(Dataset excerpt)
========

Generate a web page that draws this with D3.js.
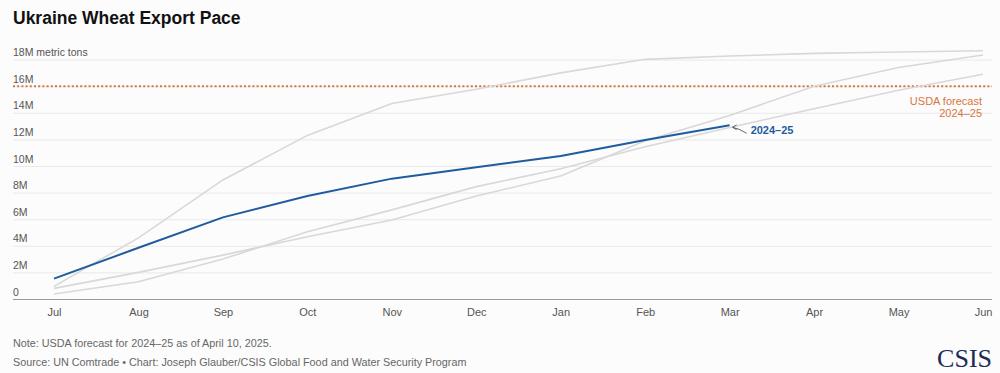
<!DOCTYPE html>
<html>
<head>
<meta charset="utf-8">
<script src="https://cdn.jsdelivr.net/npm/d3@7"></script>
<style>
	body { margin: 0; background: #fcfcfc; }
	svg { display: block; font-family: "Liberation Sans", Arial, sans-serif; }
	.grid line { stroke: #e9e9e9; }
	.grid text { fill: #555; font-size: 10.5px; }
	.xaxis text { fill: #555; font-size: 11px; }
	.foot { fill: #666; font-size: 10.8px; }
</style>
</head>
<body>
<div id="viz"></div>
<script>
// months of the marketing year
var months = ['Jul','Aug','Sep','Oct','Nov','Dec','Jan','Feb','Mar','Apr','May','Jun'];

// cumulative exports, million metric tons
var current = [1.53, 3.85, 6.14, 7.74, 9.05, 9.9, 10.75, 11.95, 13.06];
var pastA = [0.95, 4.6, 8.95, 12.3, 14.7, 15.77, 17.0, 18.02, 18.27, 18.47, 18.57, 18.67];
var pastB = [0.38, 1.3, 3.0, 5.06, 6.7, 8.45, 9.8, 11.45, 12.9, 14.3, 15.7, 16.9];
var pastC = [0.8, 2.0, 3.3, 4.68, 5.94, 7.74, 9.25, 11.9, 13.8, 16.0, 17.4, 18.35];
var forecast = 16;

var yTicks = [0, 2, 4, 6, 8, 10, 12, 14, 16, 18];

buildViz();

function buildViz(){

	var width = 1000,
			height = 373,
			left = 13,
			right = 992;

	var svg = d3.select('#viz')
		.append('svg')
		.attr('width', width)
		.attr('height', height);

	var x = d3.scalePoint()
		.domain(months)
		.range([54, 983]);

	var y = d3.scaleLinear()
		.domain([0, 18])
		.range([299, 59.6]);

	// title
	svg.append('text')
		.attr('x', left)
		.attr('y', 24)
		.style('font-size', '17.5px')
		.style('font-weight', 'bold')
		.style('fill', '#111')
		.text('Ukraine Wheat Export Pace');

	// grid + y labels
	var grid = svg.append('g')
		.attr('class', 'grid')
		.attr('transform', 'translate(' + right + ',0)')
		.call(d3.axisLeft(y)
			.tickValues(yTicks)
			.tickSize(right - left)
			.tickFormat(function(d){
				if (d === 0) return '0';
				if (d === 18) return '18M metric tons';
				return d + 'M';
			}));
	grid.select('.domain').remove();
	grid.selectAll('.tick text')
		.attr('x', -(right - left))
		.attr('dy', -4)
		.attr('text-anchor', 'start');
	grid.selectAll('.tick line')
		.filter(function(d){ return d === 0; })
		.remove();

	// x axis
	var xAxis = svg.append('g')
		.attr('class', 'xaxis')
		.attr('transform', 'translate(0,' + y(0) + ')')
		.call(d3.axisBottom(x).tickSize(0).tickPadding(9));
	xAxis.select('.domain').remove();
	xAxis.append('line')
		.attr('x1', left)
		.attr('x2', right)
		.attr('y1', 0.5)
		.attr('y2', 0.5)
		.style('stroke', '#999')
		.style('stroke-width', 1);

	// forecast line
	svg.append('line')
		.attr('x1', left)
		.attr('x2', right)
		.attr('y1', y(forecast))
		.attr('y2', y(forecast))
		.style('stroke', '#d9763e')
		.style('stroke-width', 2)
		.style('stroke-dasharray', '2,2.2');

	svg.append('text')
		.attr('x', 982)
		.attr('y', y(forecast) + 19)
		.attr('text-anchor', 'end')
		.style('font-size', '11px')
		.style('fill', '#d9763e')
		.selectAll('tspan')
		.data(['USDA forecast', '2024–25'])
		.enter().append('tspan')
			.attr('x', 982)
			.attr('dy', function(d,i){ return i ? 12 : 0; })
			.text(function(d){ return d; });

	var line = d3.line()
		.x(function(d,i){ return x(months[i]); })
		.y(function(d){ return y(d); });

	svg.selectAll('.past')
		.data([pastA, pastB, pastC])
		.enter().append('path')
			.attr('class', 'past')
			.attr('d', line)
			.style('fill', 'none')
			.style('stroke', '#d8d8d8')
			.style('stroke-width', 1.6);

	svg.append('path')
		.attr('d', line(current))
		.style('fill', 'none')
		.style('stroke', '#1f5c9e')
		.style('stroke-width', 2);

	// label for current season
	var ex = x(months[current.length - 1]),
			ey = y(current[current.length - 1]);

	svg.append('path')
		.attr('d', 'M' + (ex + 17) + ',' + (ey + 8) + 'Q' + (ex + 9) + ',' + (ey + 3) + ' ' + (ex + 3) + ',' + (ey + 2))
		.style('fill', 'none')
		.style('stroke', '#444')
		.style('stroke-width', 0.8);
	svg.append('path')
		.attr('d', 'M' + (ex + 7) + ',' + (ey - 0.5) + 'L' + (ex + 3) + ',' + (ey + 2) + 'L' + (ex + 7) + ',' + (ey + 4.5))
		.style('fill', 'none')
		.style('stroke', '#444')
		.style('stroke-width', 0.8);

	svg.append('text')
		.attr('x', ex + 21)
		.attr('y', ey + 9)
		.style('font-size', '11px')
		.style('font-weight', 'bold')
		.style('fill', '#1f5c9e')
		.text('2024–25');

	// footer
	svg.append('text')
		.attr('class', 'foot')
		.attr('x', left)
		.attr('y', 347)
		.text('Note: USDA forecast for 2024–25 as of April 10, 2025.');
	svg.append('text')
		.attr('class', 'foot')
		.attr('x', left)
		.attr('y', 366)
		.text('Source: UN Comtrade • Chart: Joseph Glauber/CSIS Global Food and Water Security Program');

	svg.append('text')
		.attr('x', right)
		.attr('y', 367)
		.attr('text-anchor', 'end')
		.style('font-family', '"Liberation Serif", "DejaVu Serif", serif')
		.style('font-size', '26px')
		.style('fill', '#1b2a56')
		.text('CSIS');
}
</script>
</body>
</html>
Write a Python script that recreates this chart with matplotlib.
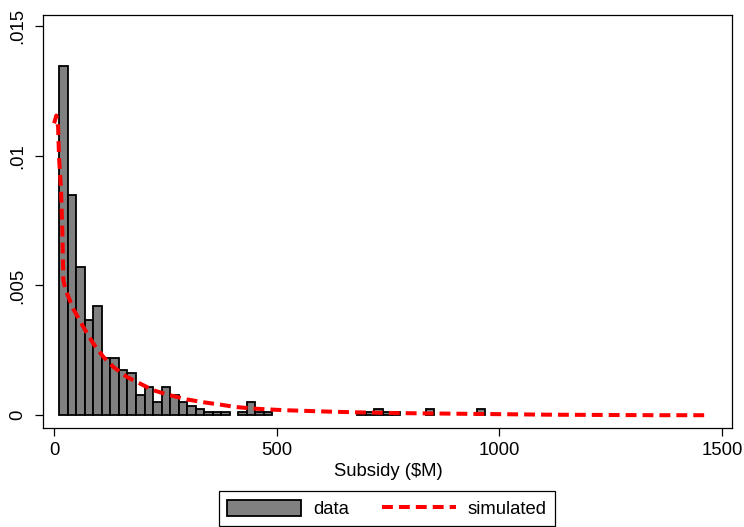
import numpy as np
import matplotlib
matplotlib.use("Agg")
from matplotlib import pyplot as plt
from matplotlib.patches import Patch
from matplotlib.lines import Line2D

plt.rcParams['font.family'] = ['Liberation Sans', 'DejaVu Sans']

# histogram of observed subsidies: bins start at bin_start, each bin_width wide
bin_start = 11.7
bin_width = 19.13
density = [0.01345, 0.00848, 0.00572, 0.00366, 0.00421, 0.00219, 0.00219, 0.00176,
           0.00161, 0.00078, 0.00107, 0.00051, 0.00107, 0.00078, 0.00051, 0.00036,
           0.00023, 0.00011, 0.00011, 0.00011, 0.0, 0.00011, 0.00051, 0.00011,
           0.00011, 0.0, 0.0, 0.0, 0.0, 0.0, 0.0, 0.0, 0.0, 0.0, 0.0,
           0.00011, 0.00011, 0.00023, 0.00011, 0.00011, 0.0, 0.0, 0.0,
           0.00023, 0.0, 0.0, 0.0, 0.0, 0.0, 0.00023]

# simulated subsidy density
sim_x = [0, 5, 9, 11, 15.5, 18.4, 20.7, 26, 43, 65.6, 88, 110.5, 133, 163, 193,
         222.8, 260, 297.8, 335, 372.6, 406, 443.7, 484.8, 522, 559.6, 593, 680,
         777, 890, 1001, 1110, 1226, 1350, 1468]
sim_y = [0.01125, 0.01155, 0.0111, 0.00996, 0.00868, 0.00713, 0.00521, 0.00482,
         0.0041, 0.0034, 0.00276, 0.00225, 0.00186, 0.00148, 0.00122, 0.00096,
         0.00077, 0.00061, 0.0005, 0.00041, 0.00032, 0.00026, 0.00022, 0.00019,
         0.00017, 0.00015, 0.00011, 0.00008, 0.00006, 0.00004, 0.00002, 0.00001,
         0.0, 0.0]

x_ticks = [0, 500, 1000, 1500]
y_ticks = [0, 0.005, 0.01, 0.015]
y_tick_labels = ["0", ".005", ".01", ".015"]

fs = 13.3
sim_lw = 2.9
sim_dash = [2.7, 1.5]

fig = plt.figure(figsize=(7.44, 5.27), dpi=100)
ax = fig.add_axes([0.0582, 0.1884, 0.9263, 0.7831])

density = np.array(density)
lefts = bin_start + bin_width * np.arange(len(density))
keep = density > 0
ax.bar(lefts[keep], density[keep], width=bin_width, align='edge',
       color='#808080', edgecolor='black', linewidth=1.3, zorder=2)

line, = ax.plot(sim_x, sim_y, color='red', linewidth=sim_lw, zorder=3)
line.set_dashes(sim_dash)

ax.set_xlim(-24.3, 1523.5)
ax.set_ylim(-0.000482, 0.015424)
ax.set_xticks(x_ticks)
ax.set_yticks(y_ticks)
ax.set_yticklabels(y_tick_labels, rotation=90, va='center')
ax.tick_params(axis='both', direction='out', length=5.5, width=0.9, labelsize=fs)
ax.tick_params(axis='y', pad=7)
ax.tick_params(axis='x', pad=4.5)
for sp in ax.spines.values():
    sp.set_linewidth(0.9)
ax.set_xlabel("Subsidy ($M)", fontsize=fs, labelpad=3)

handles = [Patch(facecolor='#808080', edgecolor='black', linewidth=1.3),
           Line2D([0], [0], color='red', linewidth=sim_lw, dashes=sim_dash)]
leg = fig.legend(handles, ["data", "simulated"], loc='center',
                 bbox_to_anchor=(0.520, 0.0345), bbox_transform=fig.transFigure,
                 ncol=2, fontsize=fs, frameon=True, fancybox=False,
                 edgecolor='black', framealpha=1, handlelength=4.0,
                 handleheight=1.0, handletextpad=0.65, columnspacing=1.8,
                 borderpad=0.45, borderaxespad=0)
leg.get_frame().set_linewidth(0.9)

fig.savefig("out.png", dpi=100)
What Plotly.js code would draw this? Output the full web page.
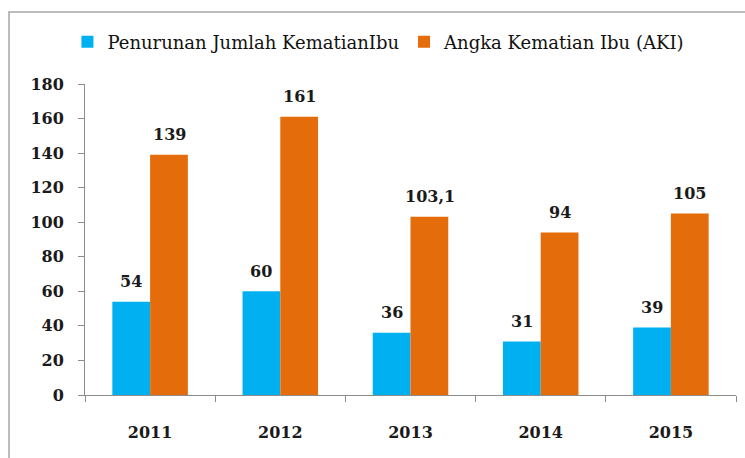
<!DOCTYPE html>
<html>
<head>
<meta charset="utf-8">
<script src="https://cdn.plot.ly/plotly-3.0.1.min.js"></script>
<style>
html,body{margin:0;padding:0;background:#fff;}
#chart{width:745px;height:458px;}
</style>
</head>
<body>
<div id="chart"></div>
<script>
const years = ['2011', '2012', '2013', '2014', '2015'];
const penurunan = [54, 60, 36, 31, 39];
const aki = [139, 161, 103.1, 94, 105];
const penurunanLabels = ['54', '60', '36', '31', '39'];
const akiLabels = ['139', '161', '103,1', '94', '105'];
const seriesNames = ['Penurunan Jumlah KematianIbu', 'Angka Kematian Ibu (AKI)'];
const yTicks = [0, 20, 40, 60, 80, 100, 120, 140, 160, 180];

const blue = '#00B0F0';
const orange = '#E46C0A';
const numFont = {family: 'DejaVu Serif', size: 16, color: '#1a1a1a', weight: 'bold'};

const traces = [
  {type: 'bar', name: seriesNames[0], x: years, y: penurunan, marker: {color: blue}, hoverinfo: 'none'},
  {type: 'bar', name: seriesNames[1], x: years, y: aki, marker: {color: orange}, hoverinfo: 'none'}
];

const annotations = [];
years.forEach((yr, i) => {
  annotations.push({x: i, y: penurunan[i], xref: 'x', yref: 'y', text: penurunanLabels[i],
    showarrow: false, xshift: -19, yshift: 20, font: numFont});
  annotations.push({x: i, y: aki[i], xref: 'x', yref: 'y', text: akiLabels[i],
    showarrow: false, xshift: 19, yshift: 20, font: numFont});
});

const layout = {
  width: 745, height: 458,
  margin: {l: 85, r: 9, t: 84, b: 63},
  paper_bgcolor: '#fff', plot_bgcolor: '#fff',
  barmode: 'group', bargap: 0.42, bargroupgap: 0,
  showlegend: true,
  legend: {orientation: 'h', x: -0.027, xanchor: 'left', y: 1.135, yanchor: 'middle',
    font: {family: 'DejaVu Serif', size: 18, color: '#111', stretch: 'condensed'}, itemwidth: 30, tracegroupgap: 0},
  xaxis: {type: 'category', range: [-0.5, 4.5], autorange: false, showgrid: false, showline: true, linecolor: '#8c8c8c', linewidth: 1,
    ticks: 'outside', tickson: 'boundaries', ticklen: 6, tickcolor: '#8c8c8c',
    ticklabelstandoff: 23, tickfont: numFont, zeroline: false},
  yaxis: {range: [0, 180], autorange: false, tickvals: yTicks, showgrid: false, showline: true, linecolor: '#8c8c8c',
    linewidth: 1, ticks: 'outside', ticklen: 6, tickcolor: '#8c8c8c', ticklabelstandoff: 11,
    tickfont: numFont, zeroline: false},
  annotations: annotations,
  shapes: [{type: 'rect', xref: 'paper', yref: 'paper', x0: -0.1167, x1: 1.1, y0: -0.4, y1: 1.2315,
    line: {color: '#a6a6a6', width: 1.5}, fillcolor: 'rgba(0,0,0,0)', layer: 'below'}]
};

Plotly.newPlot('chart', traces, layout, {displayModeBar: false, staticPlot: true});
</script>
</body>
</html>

========

### Work to be completed
Exclude any pictures, and restate word for word the lines from the one containing "Write a Python" through the one containing "plt.rcParams['font.family'] = ['Liberation", both included.

### Result
Write a Python script that recreates this chart with matplotlib.
import numpy as np
import matplotlib
matplotlib.use("Agg")
from matplotlib import pyplot as plt
from matplotlib.patches import Patch
from matplotlib.lines import Line2D

plt.rcParams['font.family'] = ['Liberation Sans', 'DejaVu Sans']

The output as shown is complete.